(Code that draws figures)
┄┄┄┄┄┄┄┄┄┄┄┄┄┄┄┄┄┄┄┄
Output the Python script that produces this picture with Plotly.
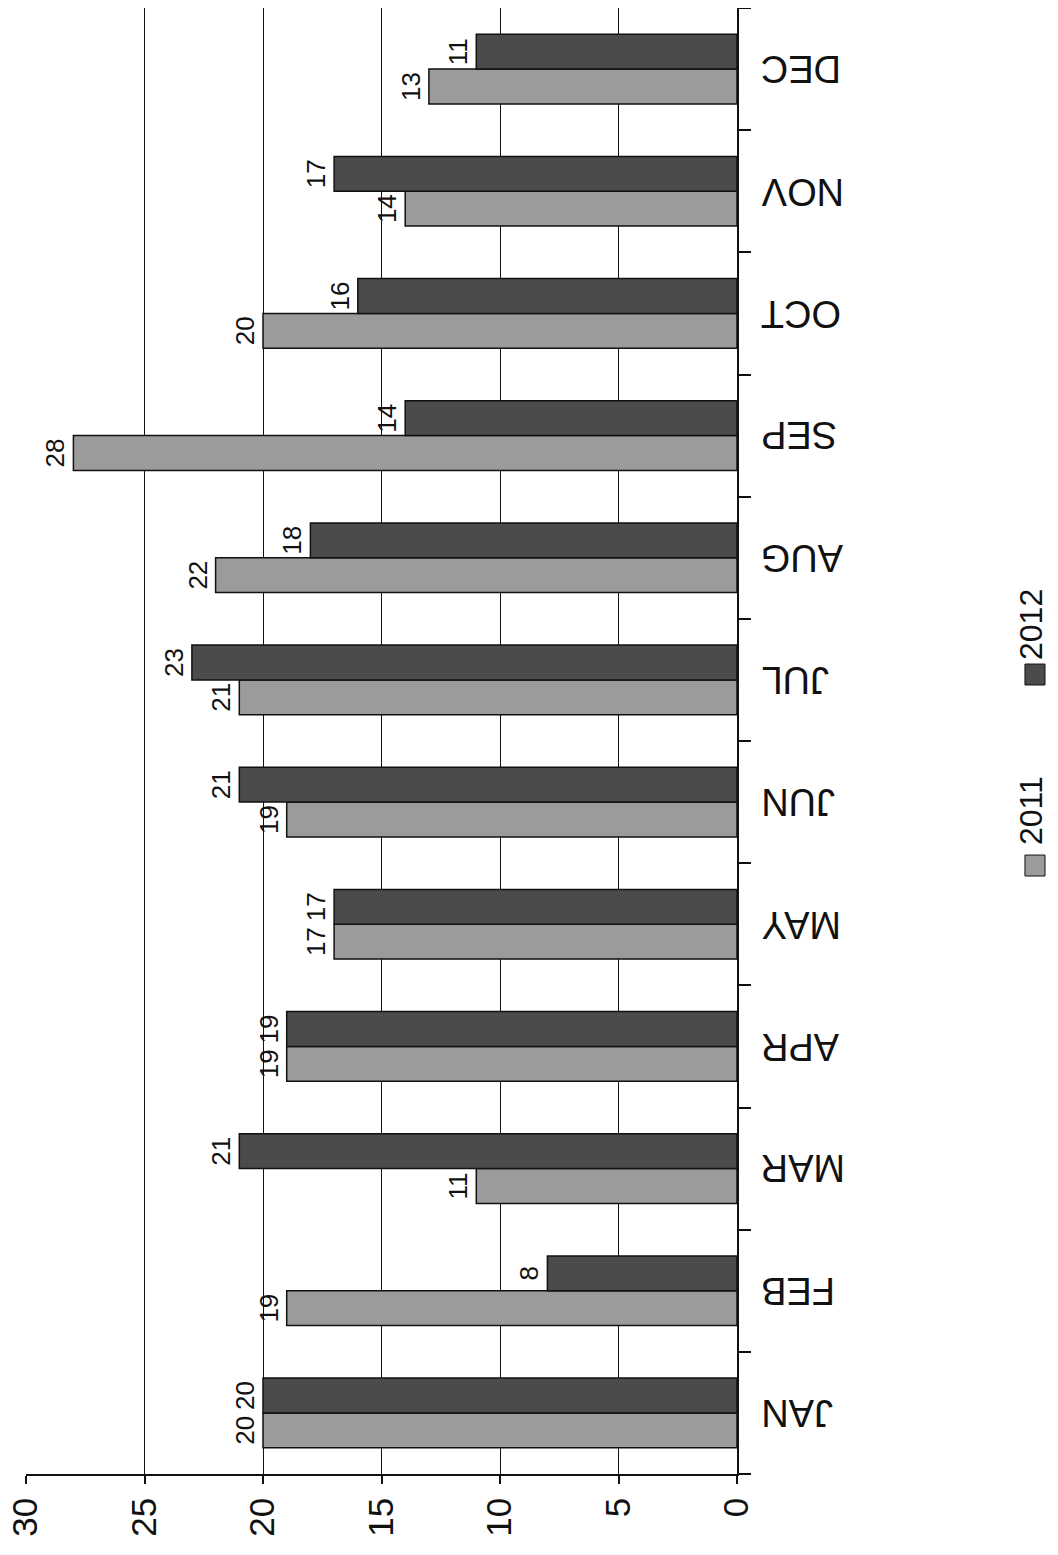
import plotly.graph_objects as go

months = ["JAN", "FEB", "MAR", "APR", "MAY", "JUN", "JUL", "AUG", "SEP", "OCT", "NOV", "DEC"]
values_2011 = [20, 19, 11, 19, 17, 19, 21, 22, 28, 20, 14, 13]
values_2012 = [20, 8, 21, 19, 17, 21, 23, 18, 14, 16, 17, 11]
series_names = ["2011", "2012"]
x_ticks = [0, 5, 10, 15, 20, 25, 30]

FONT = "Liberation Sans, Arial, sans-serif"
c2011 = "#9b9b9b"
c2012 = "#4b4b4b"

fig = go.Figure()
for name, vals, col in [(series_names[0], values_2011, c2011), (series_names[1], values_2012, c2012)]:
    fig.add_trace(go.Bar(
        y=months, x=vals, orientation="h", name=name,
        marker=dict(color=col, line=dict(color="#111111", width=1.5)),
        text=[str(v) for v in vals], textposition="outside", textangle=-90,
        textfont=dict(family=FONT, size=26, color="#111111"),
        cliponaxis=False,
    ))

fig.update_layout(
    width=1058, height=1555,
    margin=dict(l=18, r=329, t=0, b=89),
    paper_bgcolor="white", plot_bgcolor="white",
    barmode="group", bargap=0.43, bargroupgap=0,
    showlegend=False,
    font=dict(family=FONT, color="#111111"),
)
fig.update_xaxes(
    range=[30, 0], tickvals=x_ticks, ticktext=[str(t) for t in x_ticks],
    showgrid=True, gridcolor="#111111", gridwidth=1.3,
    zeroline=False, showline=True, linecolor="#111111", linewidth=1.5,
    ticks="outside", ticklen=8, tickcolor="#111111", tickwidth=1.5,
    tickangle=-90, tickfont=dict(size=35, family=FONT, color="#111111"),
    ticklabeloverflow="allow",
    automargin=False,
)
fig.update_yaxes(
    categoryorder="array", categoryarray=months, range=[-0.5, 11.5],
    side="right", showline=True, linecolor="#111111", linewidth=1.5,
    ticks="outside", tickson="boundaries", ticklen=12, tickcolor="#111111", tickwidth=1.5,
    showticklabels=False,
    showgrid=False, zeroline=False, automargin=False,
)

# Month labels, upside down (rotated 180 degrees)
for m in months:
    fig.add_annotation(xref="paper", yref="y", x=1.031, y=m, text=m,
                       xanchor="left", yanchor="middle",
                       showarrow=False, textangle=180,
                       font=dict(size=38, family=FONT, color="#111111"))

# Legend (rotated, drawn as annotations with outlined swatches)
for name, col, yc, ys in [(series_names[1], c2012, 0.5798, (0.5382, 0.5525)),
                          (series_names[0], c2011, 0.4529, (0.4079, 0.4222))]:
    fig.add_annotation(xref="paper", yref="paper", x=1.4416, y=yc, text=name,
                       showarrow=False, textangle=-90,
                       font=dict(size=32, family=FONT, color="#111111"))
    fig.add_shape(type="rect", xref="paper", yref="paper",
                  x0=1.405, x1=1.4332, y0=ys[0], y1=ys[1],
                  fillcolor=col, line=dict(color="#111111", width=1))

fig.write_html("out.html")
┄┄┄┄┄┄┄┄┄┄┄┄┄┄┄┄┄┄┄┄
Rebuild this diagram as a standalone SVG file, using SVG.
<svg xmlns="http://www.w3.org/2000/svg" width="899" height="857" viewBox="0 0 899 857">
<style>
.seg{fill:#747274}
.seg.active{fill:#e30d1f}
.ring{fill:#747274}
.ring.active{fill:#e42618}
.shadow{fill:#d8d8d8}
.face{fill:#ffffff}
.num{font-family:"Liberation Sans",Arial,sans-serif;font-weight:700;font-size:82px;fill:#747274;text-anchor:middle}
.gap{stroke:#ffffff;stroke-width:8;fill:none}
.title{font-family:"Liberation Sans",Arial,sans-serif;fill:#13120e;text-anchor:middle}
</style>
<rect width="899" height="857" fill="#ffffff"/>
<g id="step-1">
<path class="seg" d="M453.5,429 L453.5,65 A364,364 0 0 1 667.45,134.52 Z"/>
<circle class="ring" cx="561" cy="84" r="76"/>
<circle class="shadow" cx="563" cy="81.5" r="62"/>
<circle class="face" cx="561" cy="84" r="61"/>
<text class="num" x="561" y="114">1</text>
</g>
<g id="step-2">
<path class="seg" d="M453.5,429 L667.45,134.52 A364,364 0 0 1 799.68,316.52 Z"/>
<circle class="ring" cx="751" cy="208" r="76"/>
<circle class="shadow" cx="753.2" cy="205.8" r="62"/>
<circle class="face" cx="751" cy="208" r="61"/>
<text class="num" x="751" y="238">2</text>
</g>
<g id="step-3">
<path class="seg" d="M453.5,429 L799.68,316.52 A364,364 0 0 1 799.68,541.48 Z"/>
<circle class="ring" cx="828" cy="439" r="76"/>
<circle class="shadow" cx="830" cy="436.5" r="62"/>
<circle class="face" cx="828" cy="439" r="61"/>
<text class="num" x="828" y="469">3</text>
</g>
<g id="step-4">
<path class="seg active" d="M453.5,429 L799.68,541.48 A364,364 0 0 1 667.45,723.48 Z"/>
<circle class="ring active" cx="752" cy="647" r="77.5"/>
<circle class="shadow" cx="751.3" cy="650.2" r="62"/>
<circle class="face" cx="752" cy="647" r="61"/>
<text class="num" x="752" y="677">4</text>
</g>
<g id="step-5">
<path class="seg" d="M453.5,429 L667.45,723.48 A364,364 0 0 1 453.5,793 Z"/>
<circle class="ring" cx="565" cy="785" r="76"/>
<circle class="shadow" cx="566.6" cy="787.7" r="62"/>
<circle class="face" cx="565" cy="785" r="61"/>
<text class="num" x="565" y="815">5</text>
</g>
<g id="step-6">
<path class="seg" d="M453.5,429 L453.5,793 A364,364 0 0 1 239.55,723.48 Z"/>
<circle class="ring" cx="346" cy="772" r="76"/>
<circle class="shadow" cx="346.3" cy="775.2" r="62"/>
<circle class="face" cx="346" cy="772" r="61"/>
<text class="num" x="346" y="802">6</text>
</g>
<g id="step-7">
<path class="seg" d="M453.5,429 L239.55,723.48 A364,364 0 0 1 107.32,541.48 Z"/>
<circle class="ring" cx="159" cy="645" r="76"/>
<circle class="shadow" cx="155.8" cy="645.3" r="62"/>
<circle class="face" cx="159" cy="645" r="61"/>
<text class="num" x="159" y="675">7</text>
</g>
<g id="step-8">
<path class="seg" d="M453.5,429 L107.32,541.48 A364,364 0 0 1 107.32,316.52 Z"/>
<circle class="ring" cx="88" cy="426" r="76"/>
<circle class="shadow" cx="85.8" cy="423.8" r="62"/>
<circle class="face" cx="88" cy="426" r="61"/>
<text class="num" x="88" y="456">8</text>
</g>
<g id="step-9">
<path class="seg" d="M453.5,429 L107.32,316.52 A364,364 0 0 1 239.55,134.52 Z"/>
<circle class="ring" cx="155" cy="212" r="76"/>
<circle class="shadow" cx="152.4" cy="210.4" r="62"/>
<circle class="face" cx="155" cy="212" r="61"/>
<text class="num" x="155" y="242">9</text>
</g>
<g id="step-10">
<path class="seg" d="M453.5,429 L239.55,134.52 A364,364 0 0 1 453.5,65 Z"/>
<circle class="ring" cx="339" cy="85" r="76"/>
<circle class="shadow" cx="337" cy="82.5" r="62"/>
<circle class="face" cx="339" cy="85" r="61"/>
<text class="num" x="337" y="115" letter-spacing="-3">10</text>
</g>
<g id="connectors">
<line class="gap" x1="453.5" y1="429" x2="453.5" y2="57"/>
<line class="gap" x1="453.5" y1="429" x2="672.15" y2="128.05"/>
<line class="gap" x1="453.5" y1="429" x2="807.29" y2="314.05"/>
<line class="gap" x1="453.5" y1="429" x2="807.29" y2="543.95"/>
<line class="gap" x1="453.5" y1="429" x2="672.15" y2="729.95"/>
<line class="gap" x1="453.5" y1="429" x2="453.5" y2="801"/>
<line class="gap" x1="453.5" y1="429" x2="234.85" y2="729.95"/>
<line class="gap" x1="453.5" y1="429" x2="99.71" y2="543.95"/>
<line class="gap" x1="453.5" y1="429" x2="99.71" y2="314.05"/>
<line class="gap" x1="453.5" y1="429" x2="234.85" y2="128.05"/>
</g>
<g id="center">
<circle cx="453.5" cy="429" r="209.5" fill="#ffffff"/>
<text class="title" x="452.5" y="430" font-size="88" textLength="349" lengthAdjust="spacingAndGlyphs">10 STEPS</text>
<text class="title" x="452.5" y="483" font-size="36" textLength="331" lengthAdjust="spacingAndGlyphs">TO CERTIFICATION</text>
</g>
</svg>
┄┄┄┄┄┄┄┄┄┄┄┄┄┄┄┄┄┄┄┄
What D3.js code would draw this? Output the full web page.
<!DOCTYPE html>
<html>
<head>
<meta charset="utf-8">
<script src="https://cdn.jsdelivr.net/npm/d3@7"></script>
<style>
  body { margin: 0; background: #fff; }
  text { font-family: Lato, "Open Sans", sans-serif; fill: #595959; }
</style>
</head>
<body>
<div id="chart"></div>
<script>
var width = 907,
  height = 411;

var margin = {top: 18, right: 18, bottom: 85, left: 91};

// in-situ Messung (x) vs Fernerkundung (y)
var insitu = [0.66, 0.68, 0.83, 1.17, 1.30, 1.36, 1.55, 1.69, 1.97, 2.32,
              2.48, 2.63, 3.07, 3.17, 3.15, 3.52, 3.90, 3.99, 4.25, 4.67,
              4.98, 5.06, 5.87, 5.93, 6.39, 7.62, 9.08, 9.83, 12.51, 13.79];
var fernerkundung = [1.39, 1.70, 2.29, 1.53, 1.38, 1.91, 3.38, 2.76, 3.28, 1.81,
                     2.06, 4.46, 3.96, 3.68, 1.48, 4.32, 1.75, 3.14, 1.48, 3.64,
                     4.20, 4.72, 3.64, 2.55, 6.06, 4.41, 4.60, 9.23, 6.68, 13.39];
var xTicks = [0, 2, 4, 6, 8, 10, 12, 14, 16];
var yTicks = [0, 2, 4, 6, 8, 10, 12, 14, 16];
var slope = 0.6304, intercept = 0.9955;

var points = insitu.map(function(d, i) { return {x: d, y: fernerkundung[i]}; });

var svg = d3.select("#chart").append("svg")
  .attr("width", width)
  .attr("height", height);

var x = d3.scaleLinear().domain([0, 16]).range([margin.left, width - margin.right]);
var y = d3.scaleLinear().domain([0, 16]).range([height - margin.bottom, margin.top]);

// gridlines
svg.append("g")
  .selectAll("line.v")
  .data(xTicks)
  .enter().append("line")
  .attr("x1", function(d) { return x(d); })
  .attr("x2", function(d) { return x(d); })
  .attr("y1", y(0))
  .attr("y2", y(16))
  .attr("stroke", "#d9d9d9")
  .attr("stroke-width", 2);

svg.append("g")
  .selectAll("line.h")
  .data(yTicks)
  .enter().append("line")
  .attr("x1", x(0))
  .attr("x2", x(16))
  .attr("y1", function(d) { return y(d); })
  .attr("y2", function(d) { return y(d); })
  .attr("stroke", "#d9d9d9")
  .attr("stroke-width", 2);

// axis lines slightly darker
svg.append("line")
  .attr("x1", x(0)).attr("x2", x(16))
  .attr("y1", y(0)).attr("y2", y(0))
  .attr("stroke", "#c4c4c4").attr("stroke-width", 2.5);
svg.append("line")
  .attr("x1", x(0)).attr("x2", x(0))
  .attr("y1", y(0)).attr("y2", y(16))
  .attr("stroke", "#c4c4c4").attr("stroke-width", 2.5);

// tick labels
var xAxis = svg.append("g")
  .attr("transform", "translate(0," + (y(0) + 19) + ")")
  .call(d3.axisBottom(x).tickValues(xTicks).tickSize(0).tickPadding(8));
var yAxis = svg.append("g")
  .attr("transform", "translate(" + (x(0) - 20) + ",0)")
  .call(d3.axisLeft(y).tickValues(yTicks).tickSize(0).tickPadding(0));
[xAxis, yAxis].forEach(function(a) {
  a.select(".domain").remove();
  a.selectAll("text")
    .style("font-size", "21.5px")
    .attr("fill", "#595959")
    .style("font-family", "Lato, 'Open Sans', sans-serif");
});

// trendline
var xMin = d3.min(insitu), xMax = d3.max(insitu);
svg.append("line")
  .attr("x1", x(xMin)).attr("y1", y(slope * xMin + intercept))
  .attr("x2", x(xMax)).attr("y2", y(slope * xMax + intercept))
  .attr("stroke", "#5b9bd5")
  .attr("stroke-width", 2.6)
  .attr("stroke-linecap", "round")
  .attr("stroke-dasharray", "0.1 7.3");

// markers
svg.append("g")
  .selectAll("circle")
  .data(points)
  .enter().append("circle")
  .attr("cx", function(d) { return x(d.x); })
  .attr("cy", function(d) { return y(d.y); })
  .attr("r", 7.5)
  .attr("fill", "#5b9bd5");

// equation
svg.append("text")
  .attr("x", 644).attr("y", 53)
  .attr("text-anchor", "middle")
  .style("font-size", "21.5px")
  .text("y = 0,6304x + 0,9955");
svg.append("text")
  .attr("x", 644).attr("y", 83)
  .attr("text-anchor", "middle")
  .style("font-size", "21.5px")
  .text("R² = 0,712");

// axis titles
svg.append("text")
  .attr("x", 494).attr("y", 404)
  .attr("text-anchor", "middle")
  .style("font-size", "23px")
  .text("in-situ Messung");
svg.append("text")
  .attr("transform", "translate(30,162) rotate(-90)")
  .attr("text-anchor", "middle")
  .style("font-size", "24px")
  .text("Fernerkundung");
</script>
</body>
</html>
┄┄┄┄┄┄┄┄┄┄┄┄┄┄┄┄┄┄┄┄
What you have to do:
In the listing above, find the line containing "Output the Python" and the line containing "import plotly.graph_objects as go". Print those two lines and every line between them exactly, with no pictures.

Written response:
Output the Python script that produces this picture with Plotly.
import plotly.graph_objects as go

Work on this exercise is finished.